_Job_
Copy the listing below line for line, starting at its first line and ending with the line that has "import plotly.graph_objects as go" in it. Add nothing.
--- Dataset content ---
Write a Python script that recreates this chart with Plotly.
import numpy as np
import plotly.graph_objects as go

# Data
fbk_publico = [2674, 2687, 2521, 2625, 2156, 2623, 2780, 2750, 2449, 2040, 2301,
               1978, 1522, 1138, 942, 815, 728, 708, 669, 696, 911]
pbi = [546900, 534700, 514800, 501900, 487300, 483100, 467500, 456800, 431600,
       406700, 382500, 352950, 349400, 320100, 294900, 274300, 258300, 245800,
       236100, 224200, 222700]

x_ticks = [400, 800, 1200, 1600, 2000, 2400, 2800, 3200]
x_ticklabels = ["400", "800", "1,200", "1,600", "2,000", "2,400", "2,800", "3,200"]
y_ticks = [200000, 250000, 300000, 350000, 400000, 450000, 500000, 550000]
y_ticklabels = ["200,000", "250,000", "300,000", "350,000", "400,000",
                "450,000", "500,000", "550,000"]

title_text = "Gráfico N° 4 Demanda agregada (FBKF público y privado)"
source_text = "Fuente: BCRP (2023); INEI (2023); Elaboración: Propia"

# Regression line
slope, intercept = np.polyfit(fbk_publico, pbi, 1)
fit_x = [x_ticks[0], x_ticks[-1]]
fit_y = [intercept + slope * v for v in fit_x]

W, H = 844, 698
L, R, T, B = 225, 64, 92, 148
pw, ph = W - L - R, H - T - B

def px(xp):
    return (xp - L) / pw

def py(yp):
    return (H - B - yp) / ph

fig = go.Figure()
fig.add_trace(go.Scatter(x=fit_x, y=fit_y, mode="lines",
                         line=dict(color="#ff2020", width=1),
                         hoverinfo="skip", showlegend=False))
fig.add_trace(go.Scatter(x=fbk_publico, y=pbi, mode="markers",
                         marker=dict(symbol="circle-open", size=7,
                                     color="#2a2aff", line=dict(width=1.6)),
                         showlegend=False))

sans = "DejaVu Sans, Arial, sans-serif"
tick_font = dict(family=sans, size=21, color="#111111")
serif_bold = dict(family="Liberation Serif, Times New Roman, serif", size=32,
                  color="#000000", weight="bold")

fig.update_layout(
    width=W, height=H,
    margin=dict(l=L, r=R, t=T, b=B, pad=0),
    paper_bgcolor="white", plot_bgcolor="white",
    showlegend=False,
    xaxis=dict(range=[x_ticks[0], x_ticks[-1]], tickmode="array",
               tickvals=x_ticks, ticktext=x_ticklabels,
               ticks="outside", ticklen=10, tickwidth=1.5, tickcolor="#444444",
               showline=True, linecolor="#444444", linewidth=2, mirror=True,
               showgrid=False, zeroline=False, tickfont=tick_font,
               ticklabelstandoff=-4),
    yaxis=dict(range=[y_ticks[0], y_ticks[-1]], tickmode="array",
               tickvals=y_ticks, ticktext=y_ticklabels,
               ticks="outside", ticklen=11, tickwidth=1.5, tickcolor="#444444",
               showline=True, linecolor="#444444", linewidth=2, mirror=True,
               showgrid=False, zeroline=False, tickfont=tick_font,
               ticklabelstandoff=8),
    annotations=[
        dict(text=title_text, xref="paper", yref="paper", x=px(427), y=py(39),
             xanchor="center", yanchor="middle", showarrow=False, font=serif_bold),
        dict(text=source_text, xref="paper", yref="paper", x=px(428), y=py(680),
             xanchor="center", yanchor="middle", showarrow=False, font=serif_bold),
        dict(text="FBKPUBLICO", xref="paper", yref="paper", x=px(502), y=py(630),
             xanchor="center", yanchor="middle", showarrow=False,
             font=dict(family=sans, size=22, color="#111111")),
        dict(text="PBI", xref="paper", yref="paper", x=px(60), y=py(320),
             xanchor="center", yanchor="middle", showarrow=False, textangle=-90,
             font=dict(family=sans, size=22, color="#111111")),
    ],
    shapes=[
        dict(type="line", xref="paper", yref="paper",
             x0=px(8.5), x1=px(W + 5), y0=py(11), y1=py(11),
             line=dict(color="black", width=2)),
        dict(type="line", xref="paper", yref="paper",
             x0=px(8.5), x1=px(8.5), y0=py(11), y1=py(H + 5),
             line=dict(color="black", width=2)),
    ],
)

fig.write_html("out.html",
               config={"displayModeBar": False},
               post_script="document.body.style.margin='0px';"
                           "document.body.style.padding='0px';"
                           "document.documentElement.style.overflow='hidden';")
---
_Solution below_
Write a Python script that recreates this chart with Plotly.
import numpy as np
import plotly.graph_objects as go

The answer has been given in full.